To search online, the app need informations like the url, search criteria, how to parse the result, ...

"online_search": { 
    "url": "http://www.mangatown.com/search.php?advopts=1",
    "search_criteria": [ 
        "name", "author", "artist", "type", "genres", "year", "rating", "complete"
    ],
    "search_name": "name_method=cw&name=%1$s",
    "search_author": "author_method=cw&author=%1$s",
    "search_artist": "artist_method=cw&artist=%1$s",
    "search_type": "type=%1$s",
    "search_year": "released_method=eq&released=%1$s",
    "search_rating": "rating_method=eq&rating=%1$s",
    "search_complete": "is_completed=%1$s",
    "type_code": [
    "", "manga", "manhwa", "manhua"
    ],
    "type_label": [
        "All", "Japanese Manga", "Korean Manhwa", "Chinese Manhua"
    ],
    "rating_code": [
    "", "0", "1", "2", "3", "4", "5"
    ],
    "rating_label": [
        "Any star", "No star", "1 star", "2 stars", "3 stars", "4 stars", "5 stars"
    ],
    "complete_code": [
        "", "1", "0"
    ],
    "complete_label": [
        "All", "Yes", "No"
    ],
    "genres_code": [
    "all", "genres[4+koma]", "genres[action]", ..., "genres[youkai]"
    ],
    "genres_label": [
        "All", "4 Koma", "Action", ..., "Youkai"
    ],
    "css_path": "ul.manga_pic_list li p.title a",
    "css_path_name": "div.info p.subj",
    "next_page_css_path": "a.next",
    "no_more_page_value": "javascript:void(0)",
    "manga_id": "http://www.mangatown.com/manga/{manga_id}/" 
}

url: base url of the search engine. REQUIRED.

search_criteria: search criteria displayed in the app. You don't need to use them all. REQUIRED.

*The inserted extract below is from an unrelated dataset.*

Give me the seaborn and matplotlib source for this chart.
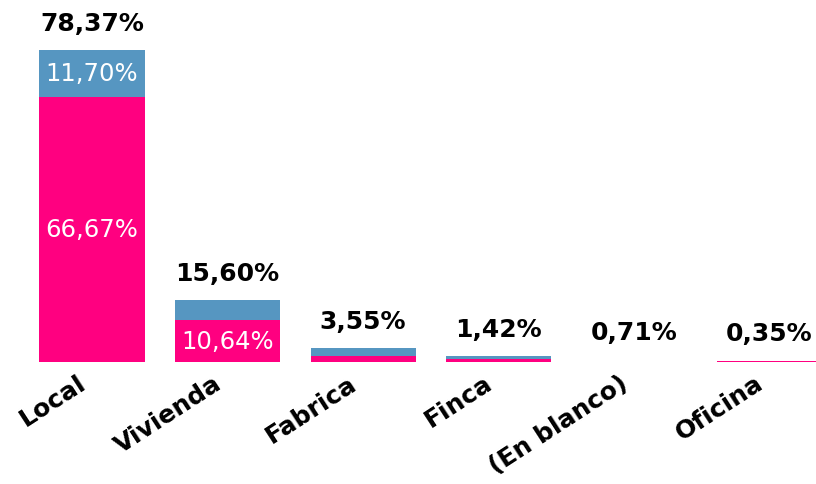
import numpy as np
import matplotlib
matplotlib.use("Agg")
import matplotlib.pyplot as plt
import matplotlib.transforms as mtransforms
import seaborn as sns
import pandas as pd

categorias = ["Local", "Vivienda", "Fabrica", "Finca", "(En blanco)", "Oficina"]
rosa = [66.67, 10.64, 1.42, 0.71, 0.0, 0.35]
azul = [11.70, 4.96, 2.13, 0.71, 0.0, 0.0]
blanco = [0.0, 0.0, 0.0, 0.0, 0.71, 0.0]

c_rosa = "#FF0080"
c_azul = "#5696C1"

def fmt(v):
    return f"{v:.2f}".replace(".", ",") + "%"

sns.set_style("white")
plt.rcParams['font.family'] = ['DejaVu Sans']

fig = plt.figure(figsize=(8.16, 4.85), dpi=100)
ax = fig.add_axes([0, 0.2515, 1, 0.7485])

r = np.array(rosa)
a = np.array(azul)
b = np.array(blanco)
totales = r + a + b
df = pd.DataFrame({
    "cat": categorias,
    "c3": np.where(b > 0, r + a + b, np.nan),
    "c2": np.where(a > 0, r + a, np.nan),
    "c1": np.where(r > 0, r, np.nan),
})

# capas superpuestas, de la mas alta a la mas baja
for col, color in [("c3", "white"), ("c2", c_azul), ("c1", c_rosa)]:
    sns.barplot(data=df, x="cat", y=col, color=color, width=0.775, linewidth=0,
                edgecolor="none", saturation=1, ax=ax)

ax.set_xlim(-0.679, 5.343)
ax.set_ylim(0, 91.2)

for i, tot in enumerate(totales):
    ax.annotate(fmt(tot), (i, tot), xytext=(0, 11), textcoords="offset points",
                ha="center", va="bottom", fontsize=18, fontweight="bold", color="black")
    if rosa[i] >= 10:
        ax.text(i, rosa[i] / 2, fmt(rosa[i]), ha="center", va="center", fontsize=17.5, color="white")
    if azul[i] >= 10:
        ax.text(i, rosa[i] + azul[i] / 2, fmt(azul[i]), ha="center", va="center", fontsize=17.5, color="white")

ax.set_xlabel("")
ax.set_ylabel("")
ax.set_yticks([])
ax.tick_params(axis="x", length=0, pad=6)
ax.set_xticks(range(len(categorias)))
ax.set_xticklabels(categorias, rotation=33, ha="right", rotation_mode="anchor",
                   fontsize=18, fontweight="bold", color="black")
desplaza = mtransforms.ScaledTranslation(-0.15, 0, fig.dpi_scale_trans)
for lab in ax.get_xticklabels():
    lab.set_transform(lab.get_transform() + desplaza)
for s in ax.spines.values():
    s.set_visible(False)
ax.patch.set_alpha(0)

fig.savefig("out.png", dpi=100, facecolor="white")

search_name: value added add the end of the base url to search by name. %1$s will be replaced by the value entered in the application. REQUIRED if search_criteria contains "name"

search_author: value added add the end of the base url to search by author. %1$s will be replaced by the value entered in the application. REQUIRED if search_criteria contains "author"

search_artist: value added add the end of the base url to search by artist. %1$s will be replaced by the value entered in the application. REQUIRED if search_criteria contains "artist"

search_type: value added add the end of the base url to search by type (like manga, manhwa, ...). %1$s will be replaced by the value selected in the application (see "type_code" and "type_label"). REQUIRED if search_criteria contains "type"

search_year: value added add the end of the base url to search by year. %1$s will be replaced by the value entered in the application. REQUIRED if search_criteria contains "year"

search_rating: value added add the end of the base url to search by rating. %1$s will be replaced by the value selected in the application (see "rating_code" and "rating_label"). REQUIRED if search_criteria contains "rating"

search_complete: value added add the end of the base url to search by status (complete, incomplete, ...). %1$s will be replaced by the value selected in the application (see "complete_code" and "complete_label"). REQUIRED if search_criteria contains "complete"

type_code, type_label: list of types used to generate a dropdown list to select the type. The first is the code sent to the server. The second the label for the user. If the user select the second type (Japanese Manga), the corresponding code (manga) will replace %1$s in search_type. If the defined search_type = "type=%1$s", "type=manga" will be sent to the search engine. REQUIRED if search_criteria contains "type"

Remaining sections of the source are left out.